▸ Data excerpt

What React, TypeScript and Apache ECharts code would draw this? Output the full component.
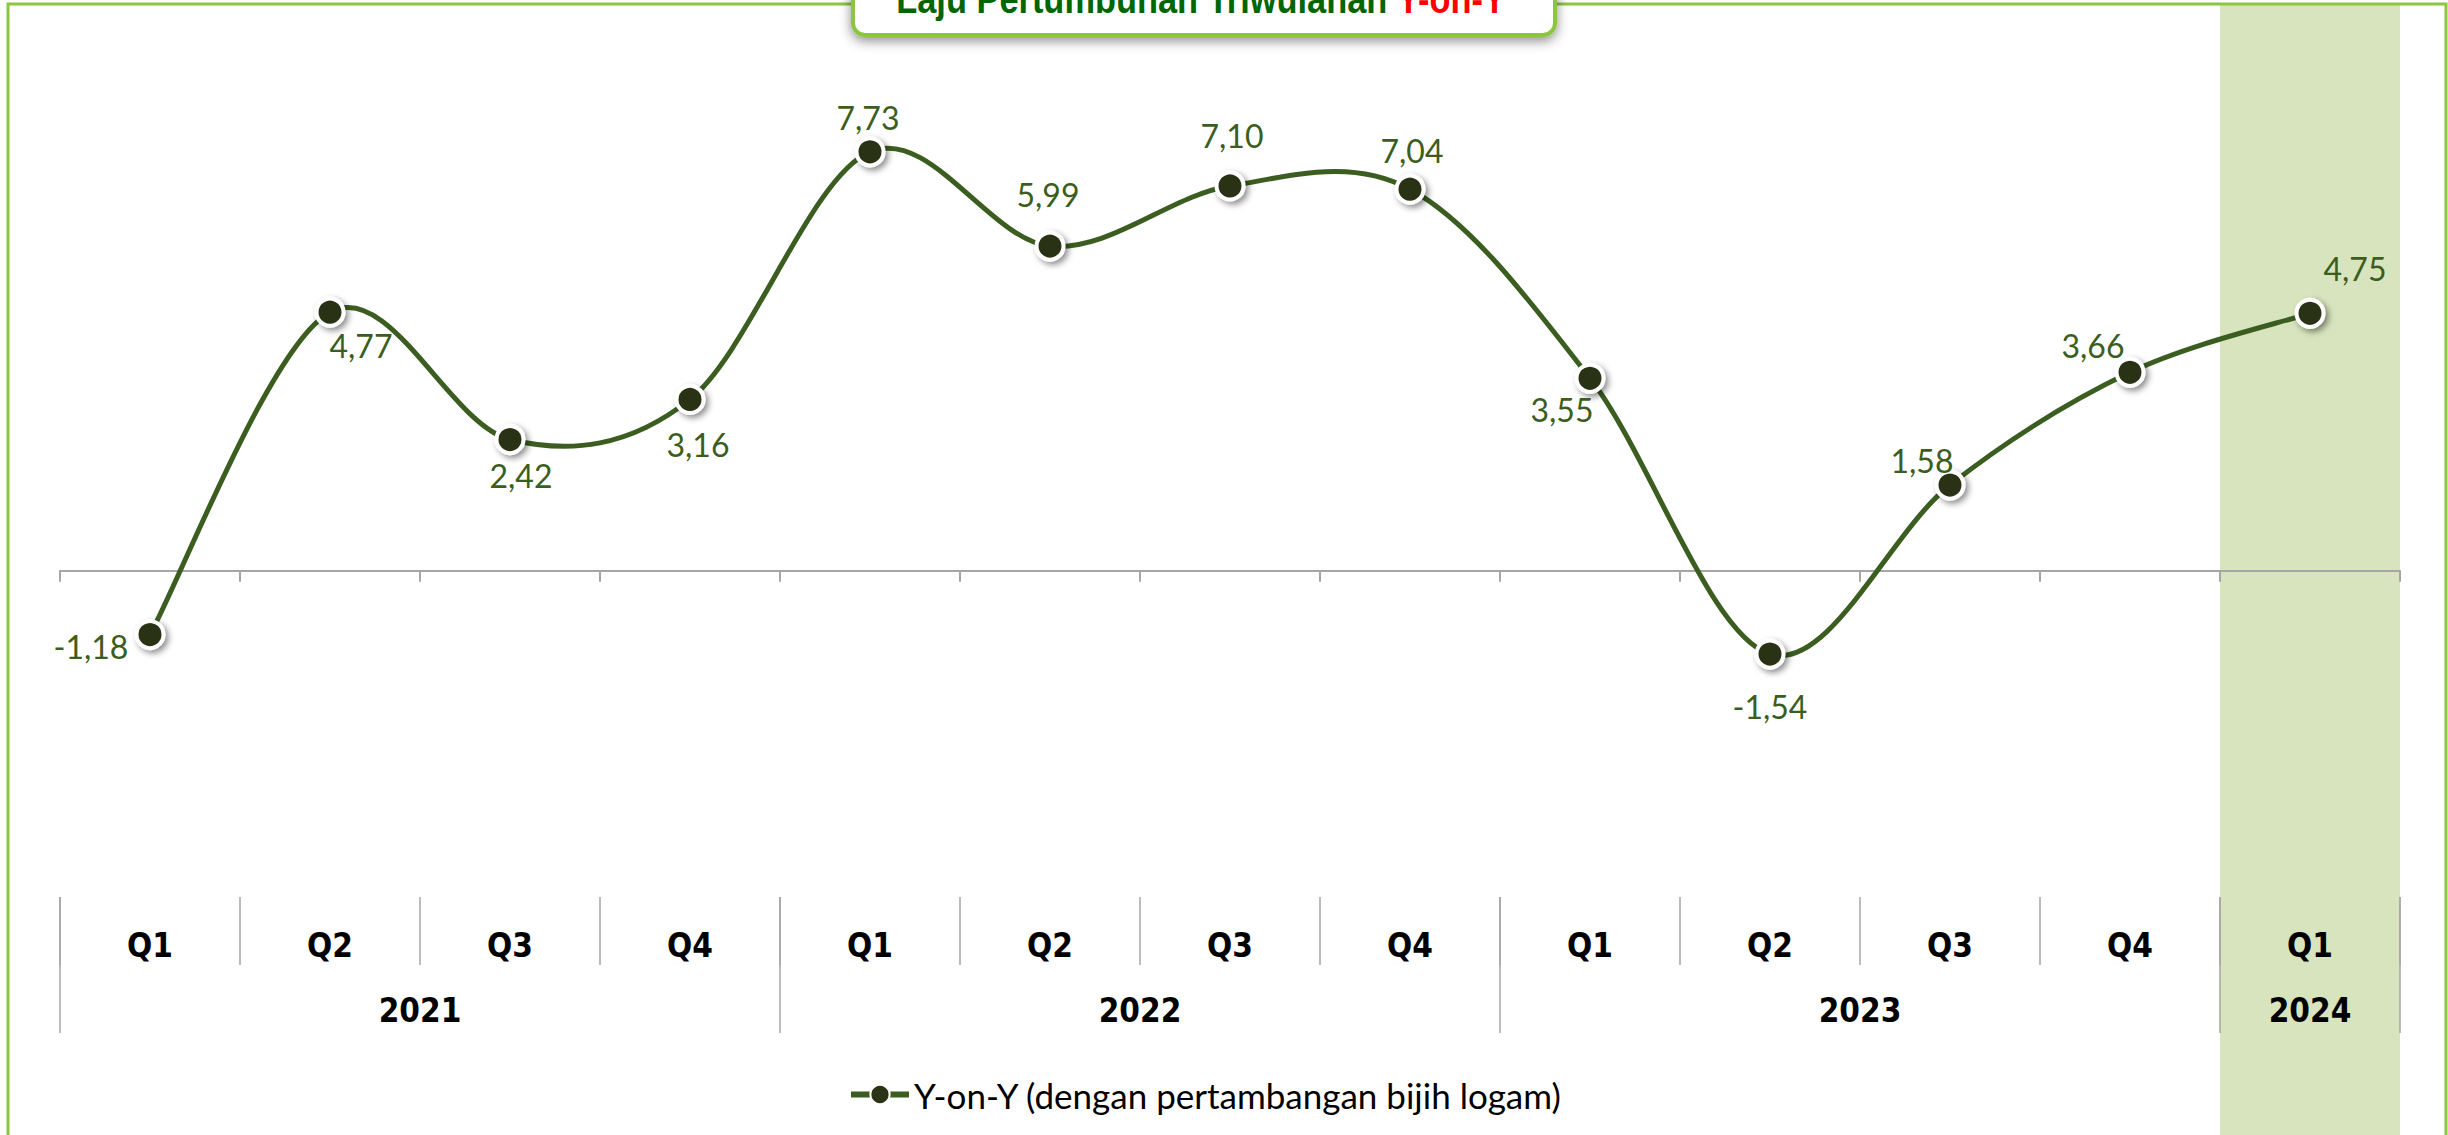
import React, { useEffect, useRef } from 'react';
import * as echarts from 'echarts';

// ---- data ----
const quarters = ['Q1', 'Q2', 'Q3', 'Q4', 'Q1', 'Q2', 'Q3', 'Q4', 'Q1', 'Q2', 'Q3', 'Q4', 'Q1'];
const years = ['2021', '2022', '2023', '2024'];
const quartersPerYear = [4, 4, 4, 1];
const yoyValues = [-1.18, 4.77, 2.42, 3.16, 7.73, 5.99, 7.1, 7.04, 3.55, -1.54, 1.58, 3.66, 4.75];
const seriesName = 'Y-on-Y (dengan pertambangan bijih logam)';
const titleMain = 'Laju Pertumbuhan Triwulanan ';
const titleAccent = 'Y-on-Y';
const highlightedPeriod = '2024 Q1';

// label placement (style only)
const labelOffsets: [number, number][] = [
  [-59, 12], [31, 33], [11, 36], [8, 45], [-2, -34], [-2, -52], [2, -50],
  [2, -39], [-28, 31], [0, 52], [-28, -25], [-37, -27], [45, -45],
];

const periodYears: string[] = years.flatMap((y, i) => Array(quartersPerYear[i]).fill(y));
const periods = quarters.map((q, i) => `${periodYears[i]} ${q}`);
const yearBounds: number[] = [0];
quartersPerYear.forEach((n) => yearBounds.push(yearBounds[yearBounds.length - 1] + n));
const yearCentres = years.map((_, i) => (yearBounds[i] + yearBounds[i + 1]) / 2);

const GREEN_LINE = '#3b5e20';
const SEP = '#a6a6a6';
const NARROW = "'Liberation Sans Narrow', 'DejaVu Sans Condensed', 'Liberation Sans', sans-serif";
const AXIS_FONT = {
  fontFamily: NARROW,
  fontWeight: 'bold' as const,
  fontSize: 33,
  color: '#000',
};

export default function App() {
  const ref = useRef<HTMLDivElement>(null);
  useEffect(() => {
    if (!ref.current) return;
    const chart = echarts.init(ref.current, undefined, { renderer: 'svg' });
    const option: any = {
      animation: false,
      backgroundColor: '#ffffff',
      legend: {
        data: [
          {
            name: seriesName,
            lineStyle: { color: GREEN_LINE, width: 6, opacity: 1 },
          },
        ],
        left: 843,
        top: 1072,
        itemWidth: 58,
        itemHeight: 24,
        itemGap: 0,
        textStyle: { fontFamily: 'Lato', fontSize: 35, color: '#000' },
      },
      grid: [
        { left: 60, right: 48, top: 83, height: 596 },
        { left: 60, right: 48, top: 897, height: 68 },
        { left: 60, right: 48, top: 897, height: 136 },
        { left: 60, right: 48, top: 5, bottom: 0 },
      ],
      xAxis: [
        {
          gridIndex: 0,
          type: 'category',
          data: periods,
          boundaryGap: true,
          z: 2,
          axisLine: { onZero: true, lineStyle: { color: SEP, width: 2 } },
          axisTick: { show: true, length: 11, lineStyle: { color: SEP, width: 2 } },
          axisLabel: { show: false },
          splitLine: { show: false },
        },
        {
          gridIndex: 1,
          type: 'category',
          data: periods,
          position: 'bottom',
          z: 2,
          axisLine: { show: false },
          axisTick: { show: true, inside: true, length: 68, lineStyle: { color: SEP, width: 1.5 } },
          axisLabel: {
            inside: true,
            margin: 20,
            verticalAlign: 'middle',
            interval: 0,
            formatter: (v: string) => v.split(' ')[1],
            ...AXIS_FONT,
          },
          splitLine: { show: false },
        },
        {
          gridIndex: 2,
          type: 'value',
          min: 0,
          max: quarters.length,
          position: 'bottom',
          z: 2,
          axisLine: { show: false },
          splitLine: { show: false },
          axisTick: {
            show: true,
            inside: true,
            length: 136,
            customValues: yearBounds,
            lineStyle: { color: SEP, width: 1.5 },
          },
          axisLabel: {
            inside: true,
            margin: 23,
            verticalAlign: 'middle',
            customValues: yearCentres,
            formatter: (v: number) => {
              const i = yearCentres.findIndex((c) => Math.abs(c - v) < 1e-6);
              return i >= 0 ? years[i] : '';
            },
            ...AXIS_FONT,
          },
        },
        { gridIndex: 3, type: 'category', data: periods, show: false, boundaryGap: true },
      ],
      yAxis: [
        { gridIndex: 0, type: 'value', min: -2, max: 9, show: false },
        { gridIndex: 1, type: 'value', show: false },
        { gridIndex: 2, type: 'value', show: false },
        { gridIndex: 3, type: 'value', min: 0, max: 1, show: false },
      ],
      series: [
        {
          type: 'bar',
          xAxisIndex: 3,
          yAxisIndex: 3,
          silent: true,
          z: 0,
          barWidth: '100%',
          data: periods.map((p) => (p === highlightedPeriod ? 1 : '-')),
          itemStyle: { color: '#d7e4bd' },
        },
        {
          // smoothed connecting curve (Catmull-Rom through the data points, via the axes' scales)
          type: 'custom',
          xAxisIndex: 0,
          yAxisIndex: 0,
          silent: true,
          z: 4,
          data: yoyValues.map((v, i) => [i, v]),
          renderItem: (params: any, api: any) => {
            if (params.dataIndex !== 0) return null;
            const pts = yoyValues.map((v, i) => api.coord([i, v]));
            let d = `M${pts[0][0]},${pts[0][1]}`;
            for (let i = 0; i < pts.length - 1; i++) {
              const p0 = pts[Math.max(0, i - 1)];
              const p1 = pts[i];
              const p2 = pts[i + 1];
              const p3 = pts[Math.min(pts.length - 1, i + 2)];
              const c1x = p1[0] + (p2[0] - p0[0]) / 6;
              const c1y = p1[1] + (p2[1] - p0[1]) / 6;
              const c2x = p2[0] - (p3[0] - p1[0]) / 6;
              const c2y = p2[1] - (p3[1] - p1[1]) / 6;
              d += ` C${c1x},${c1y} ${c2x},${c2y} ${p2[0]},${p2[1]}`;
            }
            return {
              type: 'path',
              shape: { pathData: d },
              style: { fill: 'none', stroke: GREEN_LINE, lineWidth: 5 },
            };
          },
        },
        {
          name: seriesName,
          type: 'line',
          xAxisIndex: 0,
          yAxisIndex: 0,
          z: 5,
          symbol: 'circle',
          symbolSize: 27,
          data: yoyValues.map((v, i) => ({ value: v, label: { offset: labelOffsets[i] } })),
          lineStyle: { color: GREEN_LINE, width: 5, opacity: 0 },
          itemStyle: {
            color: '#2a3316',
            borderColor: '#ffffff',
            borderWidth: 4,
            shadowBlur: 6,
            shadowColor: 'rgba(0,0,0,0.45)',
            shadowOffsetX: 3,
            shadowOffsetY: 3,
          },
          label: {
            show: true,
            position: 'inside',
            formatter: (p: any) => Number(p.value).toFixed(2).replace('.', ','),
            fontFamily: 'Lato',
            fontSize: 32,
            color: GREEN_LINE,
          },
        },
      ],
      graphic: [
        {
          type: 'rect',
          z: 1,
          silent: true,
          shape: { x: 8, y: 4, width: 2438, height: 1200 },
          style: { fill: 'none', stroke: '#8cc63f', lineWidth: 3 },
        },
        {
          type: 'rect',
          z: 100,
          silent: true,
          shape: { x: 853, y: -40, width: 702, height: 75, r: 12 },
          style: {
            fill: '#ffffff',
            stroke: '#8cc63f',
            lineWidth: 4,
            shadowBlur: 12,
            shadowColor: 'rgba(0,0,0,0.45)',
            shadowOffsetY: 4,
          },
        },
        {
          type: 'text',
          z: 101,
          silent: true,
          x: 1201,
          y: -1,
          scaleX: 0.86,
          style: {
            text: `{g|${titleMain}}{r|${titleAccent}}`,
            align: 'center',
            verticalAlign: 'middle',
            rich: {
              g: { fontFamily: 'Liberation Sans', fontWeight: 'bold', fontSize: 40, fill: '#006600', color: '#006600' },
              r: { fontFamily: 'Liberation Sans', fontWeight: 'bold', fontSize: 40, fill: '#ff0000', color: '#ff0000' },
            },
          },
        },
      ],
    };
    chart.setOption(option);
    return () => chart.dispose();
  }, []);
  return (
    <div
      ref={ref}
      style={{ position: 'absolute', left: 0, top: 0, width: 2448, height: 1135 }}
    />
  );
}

▸ Stated goal
Your task is to return the lines above, from the first one up to and including the line containing "import * as echarts from 'echarts';", minus any pictures.

▸ Final result
What React, TypeScript and Apache ECharts code would draw this? Output the full component.
import React, { useEffect, useRef } from 'react';
import * as echarts from 'echarts';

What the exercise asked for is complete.